Have you seen that kind with the fat, bulbous bodies the size of acorns? I mean, disproportionately large, to the point where a reasonable person's only conclusion is that they are either swollen with young or bloated with poison? If you haven't, STOP LAUGHING. I touched one of those spiders, okay, and it felt scaly. I won't even show you a picture of it, it's so gross. I would hate for you to, say, puke all over your computer, or weep so copiously with terror that you shorted out your keyboard.

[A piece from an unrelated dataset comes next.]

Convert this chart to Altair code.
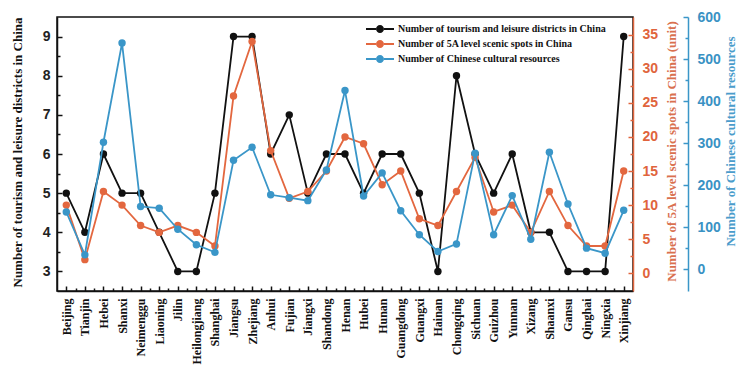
import json
import altair as alt
import pandas as pd

provinces = ["Beijing", "Tianjin", "Hebei", "Shanxi", "Neimenggu", "Liaoning", "Jilin",
             "Heilongjiang", "Shanghai", "Jiangsu", "Zhejiang", "Anhui", "Fujian", "Jiangxi",
             "Shandong", "Henan", "Hubei", "Hunan", "Guangdong", "Guangxi", "Hainan",
             "Chongqing", "Sichuan", "Guizhou", "Yunnan", "Xizang", "Shaanxi", "Gansu",
             "Qinghai", "Ningxia", "Xinjiang"]
districts = [5, 4, 6, 5, 5, 4, 3, 3, 5, 9, 9, 6, 7, 5, 6, 6, 5, 6, 6, 5, 3, 8, 6, 5, 6, 4, 4, 3, 3, 3, 9]
scenic = [10, 2, 12, 10, 7, 6, 7, 6, 4, 26, 34, 18, 11, 12, 15, 20, 19, 13, 15, 8, 7, 12, 17, 9, 10, 6, 12, 7, 4, 4, 15]
cultural = [136, 34, 302, 538, 149, 145, 95, 58, 40, 259, 290, 177, 170, 163, 236, 425, 174, 229,
            139, 82, 42, 60, 276, 82, 175, 71, 278, 155, 50, 38, 140]

names = ["Number of tourism and leisure districts in China",
         "Number of 5A level scenic spots in China",
         "Number of Chinese cultural resources"]
colors = ["#111111", "#E3673F", "#3A96C8"]
axis_titles = ["Number of tourism and leisure districts in China",
               "Number of 5A level scenic spots in China (unit)",
               "Number of Chinese cultural resources"]

rows = []
for s, vals in zip(names, [districts, scenic, cultural]):
    for i, (p, v) in enumerate(zip(provinces, vals)):
        rows.append({"idx": i, "province": p, "series": s, "value": v})
df = pd.DataFrame(rows)

domains = [[2.5, 9.5], [-2.6, 37.6], [-52, 600]]
major = [list(range(3, 10)), list(range(0, 40, 5)), list(range(0, 700, 100))]
minor = [[x + 0.5 for x in range(3, 9)], [x + 2.5 for x in range(0, 35, 5)],
         list(range(50, 600, 100))]

SERIF = "Liberation Serif"
SANS = "Liberation Sans"
label_expr = json.dumps(provinces).replace('"', "'") + "[datum.value]"

xscale = alt.Scale(domain=[-0.5, 30.5], nice=False, zero=False)
base = alt.Chart(df)

color_enc = alt.Color("series:N", scale=alt.Scale(domain=names, range=colors),
                      legend=alt.Legend(title=None))

layers = []
main_axes = [
    dict(orient="left", labelPadding=7, titleX=-40, titleY=135, domainColor=colors[0],
         labelColor="#222222", titleColor="#111111"),
    dict(orient="right", labelPadding=9, titleX=38, titleY=134, domainColor="#E0643C",
         labelColor="#E0643C", titleColor="#D9704F"),
    dict(orient="right", offset=55, labelPadding=9, titleX=42, titleY=124, domainColor="#3A96C8",
         labelColor="#3A92C4", titleColor="#4A9CCB"),
]
for k in range(3):
    sub = base.transform_filter(alt.datum.series == names[k])
    ysc = alt.Scale(domain=domains[k], nice=False, zero=False)
    ax = alt.Axis(values=major[k], ticks=False, grid=False, domainWidth=1.5,
                  labelFont=SANS, labelFontWeight="bold", labelFontSize=14,
                  title=axis_titles[k], titleFont=SERIF, titleFontWeight="bold", titleFontSize=13,
                  titleAngle=270, titleBaseline="middle", labelFlush=False, **main_axes[k])
    if k == 0:
        xax = alt.Axis(values=list(range(31)), labelExpr=label_expr, labelAngle=270, ticks=False,
                       labelPadding=7, labelFont=SERIF, labelFontWeight="bold", labelFontSize=12,
                       labelColor="#111111", labelOverlap=False, labelFlush=False, grid=False,
                       domainColor="#111111", domainWidth=1.5, title="", orient="bottom")
        xenc = alt.X("idx:Q", scale=xscale, axis=xax)
    else:
        xenc = alt.X("idx:Q", scale=xscale, axis=None)
    line = sub.mark_line(color=colors[k], strokeWidth=1.8).encode(
        x=xenc, y=alt.Y("value:Q", scale=ysc, axis=ax))
    pts = sub.mark_circle(size=55, opacity=1).encode(
        x=alt.X("idx:Q", scale=xscale, axis=None),
        y=alt.Y("value:Q", scale=ysc, axis=None),
        color=color_enc)
    layers += [line, pts]

# inward tick marks on the y axes
tick_specs = [
    (0, "left", -5, 5, major[0], "#111111"), (0, "left", -3, 3, minor[0], "#111111"),
    (1, "right", -5, 5, major[1], "#E0643C"), (1, "right", -3, 3, minor[1], "#E0643C"),
    (2, "right", 50, 5, major[2], "#3A96C8"), (2, "right", 52, 3, minor[2], "#3A96C8"),
]
for k, orient, off, size, vals, col in tick_specs:
    sub = base.transform_filter(alt.datum.series == names[k])
    ysc = alt.Scale(domain=domains[k], nice=False, zero=False)
    layers.append(sub.mark_point(opacity=0).encode(
        y=alt.Y("value:Q", scale=ysc,
                axis=alt.Axis(orient=orient, offset=off, tickSize=size, tickWidth=1.5, tickColor=col,
                              values=vals, labels=False, domain=False, grid=False, title=""))))

# inward tick marks on the x axis
for off, size, vals in [(-5, 5, list(range(31))), (-3, 3, [i + 0.5 for i in range(30)])]:
    sub = base.transform_filter(alt.datum.series == names[0])
    layers.append(sub.mark_point(opacity=0).encode(
        x=alt.X("idx:Q", scale=xscale,
                axis=alt.Axis(orient="bottom", offset=off, tickSize=size, tickWidth=1.5,
                              tickColor="#111111", values=vals, labels=False, domain=False,
                              grid=False, title="")),
        y=alt.Y("value:Q", scale=alt.Scale(domain=domains[0], nice=False, zero=False), axis=None)))

chart = alt.layer(*layers).resolve_scale(y="independent").resolve_axis(
    x="independent", y="independent"
).properties(
    width=576, height=274,
    padding={"left": 49, "top": 9, "right": 103, "bottom": 75},
    autosize=alt.AutoSizeParams(type="none"),
    background="white",
).configure_view(
    stroke="#111111", strokeWidth=1.5
).configure_legend(
    orient="none", legendX=318, legendY=7, padding=0,
    symbolType="M-2.8,-0.2H-0.8V0.2H-2.8Z M0.8,-0.2H2.8V0.2H0.8Z "
               "M-0.8,0A0.8,0.8,0,1,1,0.8,0A0.8,0.8,0,1,1,-0.8,0Z",
    symbolSize=100, symbolStrokeWidth=0, symbolOpacity=1,
    labelFont=SERIF, labelFontWeight="bold", labelFontSize=10, labelColor="#111111",
    labelOffset=13, rowPadding=5, labelLimit=400,
)

chart.save("out.html", embed_options={"renderer": "svg", "actions": False})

In any case, Lexy and our Swedish friend Amir made fun of me mercilessly until I went back into its lair (i.e. the high tunnel where we'd been pulling up old tomato plants) and confronted it. I am not lying or even indulging in hyperbole when I tell you my *@$#ing heart was pounding. I put on my gloves, zipped up my rain jacket to cover my face (because the only thing worse than an evil spider is an evil spider ON YOUR FACE) and picked up a garden stake with which to dislodge the villain. Let me tell you that while things that move very quickly intimidate me, things that move slowly make me sick. I sat there for close to a minute poking this creature with a foot-long wedge of plastic and it barely moved at all. Finally, when my adrenaline threatened to give out, it hauled its bulk off the string I wanted and down the metal pole toward, I don't know and frankly I don't care. It was gone and I was free to leave. I've never had a more primal confrontation with evil, except that time I was working for the Democratic Party of Buncombe County and I got stuck outside a polling station against a fat little Republican lady from New York City who told me seventeen times that Rudy Giuliani was "the best thing going."

... and now back to your regularly scheduled updates.

1 comment:

  1. i have to apologize to you. i giggled through nearly your whole post. sorry about the spider, man. that bug will get what it deserves!

    i just finished reading all of the updates to date... sounds like you guys are having a great trip! take care and drink some vino for us.